- Task directions -
Find the number of lines below in which the word "chart" appears, and write that number only.

- Data section -
↓↓↓

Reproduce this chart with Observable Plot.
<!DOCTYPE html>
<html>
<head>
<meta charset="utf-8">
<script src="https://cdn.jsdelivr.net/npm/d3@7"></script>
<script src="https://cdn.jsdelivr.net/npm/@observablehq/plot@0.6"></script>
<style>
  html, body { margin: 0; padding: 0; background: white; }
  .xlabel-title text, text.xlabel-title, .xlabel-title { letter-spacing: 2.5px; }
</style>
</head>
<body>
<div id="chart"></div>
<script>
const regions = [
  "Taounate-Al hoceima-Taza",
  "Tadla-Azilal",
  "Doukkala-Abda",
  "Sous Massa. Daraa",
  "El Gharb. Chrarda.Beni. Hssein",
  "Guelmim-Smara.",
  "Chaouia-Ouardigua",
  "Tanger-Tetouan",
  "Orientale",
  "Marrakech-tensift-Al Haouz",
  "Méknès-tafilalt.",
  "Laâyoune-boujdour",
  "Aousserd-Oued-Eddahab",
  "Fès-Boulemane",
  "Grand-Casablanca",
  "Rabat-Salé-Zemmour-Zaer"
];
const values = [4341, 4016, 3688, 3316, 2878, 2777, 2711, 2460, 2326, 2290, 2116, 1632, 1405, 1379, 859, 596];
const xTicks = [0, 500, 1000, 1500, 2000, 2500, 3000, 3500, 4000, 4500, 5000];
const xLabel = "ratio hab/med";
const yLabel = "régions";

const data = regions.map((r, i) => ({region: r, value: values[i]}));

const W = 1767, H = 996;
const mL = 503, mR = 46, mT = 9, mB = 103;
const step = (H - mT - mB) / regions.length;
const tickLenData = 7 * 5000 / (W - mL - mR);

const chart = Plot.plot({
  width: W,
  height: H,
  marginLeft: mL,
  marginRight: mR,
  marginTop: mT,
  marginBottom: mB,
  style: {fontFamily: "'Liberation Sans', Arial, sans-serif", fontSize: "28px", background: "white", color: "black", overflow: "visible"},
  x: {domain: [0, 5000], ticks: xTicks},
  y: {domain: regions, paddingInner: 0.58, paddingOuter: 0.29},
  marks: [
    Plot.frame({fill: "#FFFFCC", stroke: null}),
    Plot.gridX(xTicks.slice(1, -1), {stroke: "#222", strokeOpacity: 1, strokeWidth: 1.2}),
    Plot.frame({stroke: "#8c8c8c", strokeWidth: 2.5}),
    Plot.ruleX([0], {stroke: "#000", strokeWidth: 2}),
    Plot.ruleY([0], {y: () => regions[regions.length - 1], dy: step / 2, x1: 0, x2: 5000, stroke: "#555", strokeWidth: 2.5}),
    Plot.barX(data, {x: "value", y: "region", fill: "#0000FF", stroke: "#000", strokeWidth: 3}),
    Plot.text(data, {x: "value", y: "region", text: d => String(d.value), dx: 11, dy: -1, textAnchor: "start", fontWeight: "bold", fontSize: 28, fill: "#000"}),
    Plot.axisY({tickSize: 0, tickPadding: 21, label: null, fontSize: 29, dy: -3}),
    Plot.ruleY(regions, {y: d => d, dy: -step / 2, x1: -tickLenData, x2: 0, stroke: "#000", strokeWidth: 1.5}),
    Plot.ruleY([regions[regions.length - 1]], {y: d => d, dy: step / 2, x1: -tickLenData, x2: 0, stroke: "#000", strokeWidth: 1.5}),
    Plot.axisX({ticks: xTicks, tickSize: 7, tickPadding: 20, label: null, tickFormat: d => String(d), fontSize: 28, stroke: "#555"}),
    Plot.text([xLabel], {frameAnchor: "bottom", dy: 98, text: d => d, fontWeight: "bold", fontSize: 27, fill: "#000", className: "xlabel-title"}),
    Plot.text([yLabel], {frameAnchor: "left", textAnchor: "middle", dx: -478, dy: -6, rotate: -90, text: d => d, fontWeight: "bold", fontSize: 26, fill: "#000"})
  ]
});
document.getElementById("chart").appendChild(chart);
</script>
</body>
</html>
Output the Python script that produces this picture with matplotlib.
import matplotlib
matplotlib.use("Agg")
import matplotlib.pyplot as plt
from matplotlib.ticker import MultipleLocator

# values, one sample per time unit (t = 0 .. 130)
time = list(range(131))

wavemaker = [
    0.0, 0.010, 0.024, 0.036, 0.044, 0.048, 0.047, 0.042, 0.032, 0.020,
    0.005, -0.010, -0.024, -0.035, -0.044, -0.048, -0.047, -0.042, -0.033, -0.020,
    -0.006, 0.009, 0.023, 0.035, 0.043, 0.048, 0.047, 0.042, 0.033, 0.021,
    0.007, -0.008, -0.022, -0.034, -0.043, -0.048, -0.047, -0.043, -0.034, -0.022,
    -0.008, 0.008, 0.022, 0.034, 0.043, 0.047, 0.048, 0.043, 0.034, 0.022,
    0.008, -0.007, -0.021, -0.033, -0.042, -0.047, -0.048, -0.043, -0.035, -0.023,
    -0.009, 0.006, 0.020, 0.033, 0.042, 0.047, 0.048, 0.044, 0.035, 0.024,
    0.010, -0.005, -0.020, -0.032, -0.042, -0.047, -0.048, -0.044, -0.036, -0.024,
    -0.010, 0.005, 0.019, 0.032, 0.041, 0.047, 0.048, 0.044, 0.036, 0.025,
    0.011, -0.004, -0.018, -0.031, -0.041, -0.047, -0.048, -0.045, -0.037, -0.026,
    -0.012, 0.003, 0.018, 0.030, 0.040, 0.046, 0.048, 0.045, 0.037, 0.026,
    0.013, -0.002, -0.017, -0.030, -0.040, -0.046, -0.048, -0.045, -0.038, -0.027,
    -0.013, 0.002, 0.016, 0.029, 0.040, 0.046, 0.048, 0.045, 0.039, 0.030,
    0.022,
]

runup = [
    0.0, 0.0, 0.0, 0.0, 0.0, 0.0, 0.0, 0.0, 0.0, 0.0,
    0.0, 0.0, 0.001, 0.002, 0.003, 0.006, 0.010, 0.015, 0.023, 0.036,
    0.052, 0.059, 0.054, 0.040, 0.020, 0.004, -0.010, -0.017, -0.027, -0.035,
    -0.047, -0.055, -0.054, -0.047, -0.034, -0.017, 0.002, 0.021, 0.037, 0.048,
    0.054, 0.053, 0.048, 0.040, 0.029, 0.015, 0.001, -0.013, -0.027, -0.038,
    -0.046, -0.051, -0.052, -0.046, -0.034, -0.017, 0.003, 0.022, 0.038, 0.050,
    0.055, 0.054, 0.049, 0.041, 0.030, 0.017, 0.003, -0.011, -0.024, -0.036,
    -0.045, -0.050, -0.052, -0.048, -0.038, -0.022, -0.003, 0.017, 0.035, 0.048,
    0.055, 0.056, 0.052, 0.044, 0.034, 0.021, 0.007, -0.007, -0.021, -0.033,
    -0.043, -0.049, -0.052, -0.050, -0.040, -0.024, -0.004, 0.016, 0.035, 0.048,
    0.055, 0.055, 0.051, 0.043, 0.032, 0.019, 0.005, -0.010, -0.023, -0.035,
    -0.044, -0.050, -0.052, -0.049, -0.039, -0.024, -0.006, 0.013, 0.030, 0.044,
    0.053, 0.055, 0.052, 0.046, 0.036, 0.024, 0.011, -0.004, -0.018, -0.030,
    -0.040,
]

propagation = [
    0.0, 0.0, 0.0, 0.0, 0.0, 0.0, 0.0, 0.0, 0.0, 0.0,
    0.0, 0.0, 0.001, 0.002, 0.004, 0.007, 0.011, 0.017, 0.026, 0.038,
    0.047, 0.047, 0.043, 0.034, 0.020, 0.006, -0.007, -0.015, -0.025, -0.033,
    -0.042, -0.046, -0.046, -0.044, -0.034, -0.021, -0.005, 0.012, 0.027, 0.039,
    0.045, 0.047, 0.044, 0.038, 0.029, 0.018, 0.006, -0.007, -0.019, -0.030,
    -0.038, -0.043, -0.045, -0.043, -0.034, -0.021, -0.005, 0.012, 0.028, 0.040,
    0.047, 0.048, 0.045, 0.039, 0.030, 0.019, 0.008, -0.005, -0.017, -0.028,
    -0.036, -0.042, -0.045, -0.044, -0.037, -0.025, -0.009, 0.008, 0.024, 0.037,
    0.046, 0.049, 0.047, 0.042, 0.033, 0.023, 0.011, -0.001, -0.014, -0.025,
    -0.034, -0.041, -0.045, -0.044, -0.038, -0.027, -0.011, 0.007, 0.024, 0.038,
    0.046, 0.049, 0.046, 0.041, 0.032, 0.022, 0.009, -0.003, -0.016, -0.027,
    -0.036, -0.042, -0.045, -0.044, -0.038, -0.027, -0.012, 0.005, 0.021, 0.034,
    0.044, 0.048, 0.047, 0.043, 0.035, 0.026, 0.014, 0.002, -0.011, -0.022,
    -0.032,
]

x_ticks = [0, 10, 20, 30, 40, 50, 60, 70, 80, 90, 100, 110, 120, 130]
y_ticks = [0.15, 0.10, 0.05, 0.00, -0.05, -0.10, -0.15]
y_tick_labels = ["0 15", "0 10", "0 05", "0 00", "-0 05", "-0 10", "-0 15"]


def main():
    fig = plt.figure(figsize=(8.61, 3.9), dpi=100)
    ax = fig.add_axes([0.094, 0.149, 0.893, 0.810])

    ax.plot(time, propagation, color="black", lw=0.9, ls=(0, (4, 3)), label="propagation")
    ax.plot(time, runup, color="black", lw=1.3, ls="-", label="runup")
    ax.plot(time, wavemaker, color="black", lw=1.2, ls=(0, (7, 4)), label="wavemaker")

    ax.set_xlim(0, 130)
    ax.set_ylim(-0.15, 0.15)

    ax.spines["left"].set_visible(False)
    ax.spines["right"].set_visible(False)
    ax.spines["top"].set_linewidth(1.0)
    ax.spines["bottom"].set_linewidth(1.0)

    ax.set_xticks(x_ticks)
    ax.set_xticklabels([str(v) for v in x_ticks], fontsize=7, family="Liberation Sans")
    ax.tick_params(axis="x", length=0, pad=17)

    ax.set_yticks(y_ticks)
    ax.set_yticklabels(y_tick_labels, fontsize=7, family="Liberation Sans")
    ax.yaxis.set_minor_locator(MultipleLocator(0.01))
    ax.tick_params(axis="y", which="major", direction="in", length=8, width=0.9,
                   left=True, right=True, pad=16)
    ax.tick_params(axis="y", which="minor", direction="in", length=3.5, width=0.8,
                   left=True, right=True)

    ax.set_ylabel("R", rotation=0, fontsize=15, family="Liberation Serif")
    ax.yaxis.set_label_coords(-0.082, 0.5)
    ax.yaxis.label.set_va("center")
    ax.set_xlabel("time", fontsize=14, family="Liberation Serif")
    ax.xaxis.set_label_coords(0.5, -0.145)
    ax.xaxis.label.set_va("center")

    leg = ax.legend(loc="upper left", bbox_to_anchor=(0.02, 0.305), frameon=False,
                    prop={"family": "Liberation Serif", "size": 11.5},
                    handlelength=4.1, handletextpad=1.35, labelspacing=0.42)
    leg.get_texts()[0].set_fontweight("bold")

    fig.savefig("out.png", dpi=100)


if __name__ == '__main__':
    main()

↑↑↑

- Response to this task -
4